● Exercise description
For the copy, please give all of the data again exactly and leave the pictures out.

# # # # # # #

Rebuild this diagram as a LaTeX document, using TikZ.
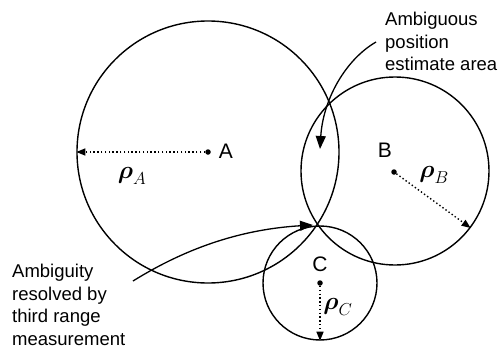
\documentclass[tikz,border=0pt]{standalone}
\usepackage{amsmath}
\usepackage{fontspec}
\setmainfont{Liberation Sans}
\usetikzlibrary{arrows.meta}
\begin{document}
\begin{tikzpicture}[x=1pt,y=-1pt,
  ring/.style={circle,draw,line width=1.4pt,inner sep=0pt},
  ctr/.style={circle,fill,inner sep=0pt,minimum size=5.5pt},
  radius/.style={line width=1.4pt,dash pattern=on 1.4pt off 2.4pt,-{Triangle[length=9pt,width=7pt]}},
  pointer/.style={line width=1.3pt,-{Triangle[length=13pt,width=10pt]}},
  lbl/.style={font=\fontsize{21}{21}\selectfont,inner sep=0pt},
  rho/.style={font=\fontsize{25}{25}\selectfont,inner sep=0pt},
  note/.style={font=\fontsize{18.5}{22.5}\selectfont,align=left,inner sep=0pt,anchor=north west}]
\useasboundingbox (0,0) rectangle (501,348);
% circles
\node[ring,minimum size=262pt] (cA) at (208,152) {};
\node[ring,minimum size=188pt] (cB) at (395,171) {};
\node[ring,minimum size=114pt] (cC) at (320,283) {};
% centres
\node[ctr] (a) at (208,152) {};
\node[ctr] (b) at (394,172) {};
\node[ctr] (c) at (320,283) {};
% labels
\node[lbl] (la) at (226,151) {A};
\node[lbl] (lb) at (385,150) {B};
\node[lbl] (lc) at (320,264) {C};
% radii
\draw[radius] (a) -- (cA.west);
\draw[radius] (b) -- (cB.-37);
\draw[radius] (c) -- (cC.south);
\node[rho] (ra) at (132,176) {$\boldsymbol{\rho}_{A}$};
\node[rho] (rb) at (434,175) {$\boldsymbol{\rho}_{B}$};
\node[rho] (rc) at (338,307) {$\boldsymbol{\rho}_{C}$};
% notes
\node[note] (n1) at (385,12) {Ambiguous\\position\\estimate area};
\node[note] (n2) at (12,264) {Ambiguity\\resolved by\\third range\\measurement};
\coordinate (s1) at (376,42);
\coordinate (t1) at (320,149);
\coordinate (s2) at (133,281);
\coordinate (t2) at (313,225);
\draw[pointer] (s1) .. controls (345,60) and (323,100) .. (t1);
\draw[pointer] (s2) .. controls (175,255) and (230,230) .. (t2);
\end{tikzpicture}
\end{document}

# # # # # # #

● Answer for the task
Rebuild this diagram as a LaTeX document, using TikZ.
\documentclass[tikz,border=0pt]{standalone}
\usepackage{amsmath}
\usepackage{fontspec}
\setmainfont{Liberation Sans}
\usetikzlibrary{arrows.meta}
\begin{document}
\begin{tikzpicture}[x=1pt,y=-1pt,
  ring/.style={circle,draw,line width=1.4pt,inner sep=0pt},
  ctr/.style={circle,fill,inner sep=0pt,minimum size=5.5pt},
  radius/.style={line width=1.4pt,dash pattern=on 1.4pt off 2.4pt,-{Triangle[length=9pt,width=7pt]}},
  pointer/.style={line width=1.3pt,-{Triangle[length=13pt,width=10pt]}},
  lbl/.style={font=\fontsize{21}{21}\selectfont,inner sep=0pt},
  rho/.style={font=\fontsize{25}{25}\selectfont,inner sep=0pt},
  note/.style={font=\fontsize{18.5}{22.5}\selectfont,align=left,inner sep=0pt,anchor=north west}]
\useasboundingbox (0,0) rectangle (501,348);
% circles
\node[ring,minimum size=262pt] (cA) at (208,152) {};
\node[ring,minimum size=188pt] (cB) at (395,171) {};
\node[ring,minimum size=114pt] (cC) at (320,283) {};
% centres
\node[ctr] (a) at (208,152) {};
\node[ctr] (b) at (394,172) {};
\node[ctr] (c) at (320,283) {};
% labels
\node[lbl] (la) at (226,151) {A};
\node[lbl] (lb) at (385,150) {B};
\node[lbl] (lc) at (320,264) {C};
% radii
\draw[radius] (a) -- (cA.west);
\draw[radius] (b) -- (cB.-37);
\draw[radius] (c) -- (cC.south);
\node[rho] (ra) at (132,176) {$\boldsymbol{\rho}_{A}$};
\node[rho] (rb) at (434,175) {$\boldsymbol{\rho}_{B}$};
\node[rho] (rc) at (338,307) {$\boldsymbol{\rho}_{C}$};
% notes
\node[note] (n1) at (385,12) {Ambiguous\\position\\estimate area};
\node[note] (n2) at (12,264) {Ambiguity\\resolved by\\third range\\measurement};
\coordinate (s1) at (376,42);
\coordinate (t1) at (320,149);
\coordinate (s2) at (133,281);
\coordinate (t2) at (313,225);
\draw[pointer] (s1) .. controls (345,60) and (323,100) .. (t1);
\draw[pointer] (s2) .. controls (175,255) and (230,230) .. (t2);
\end{tikzpicture}
\end{document}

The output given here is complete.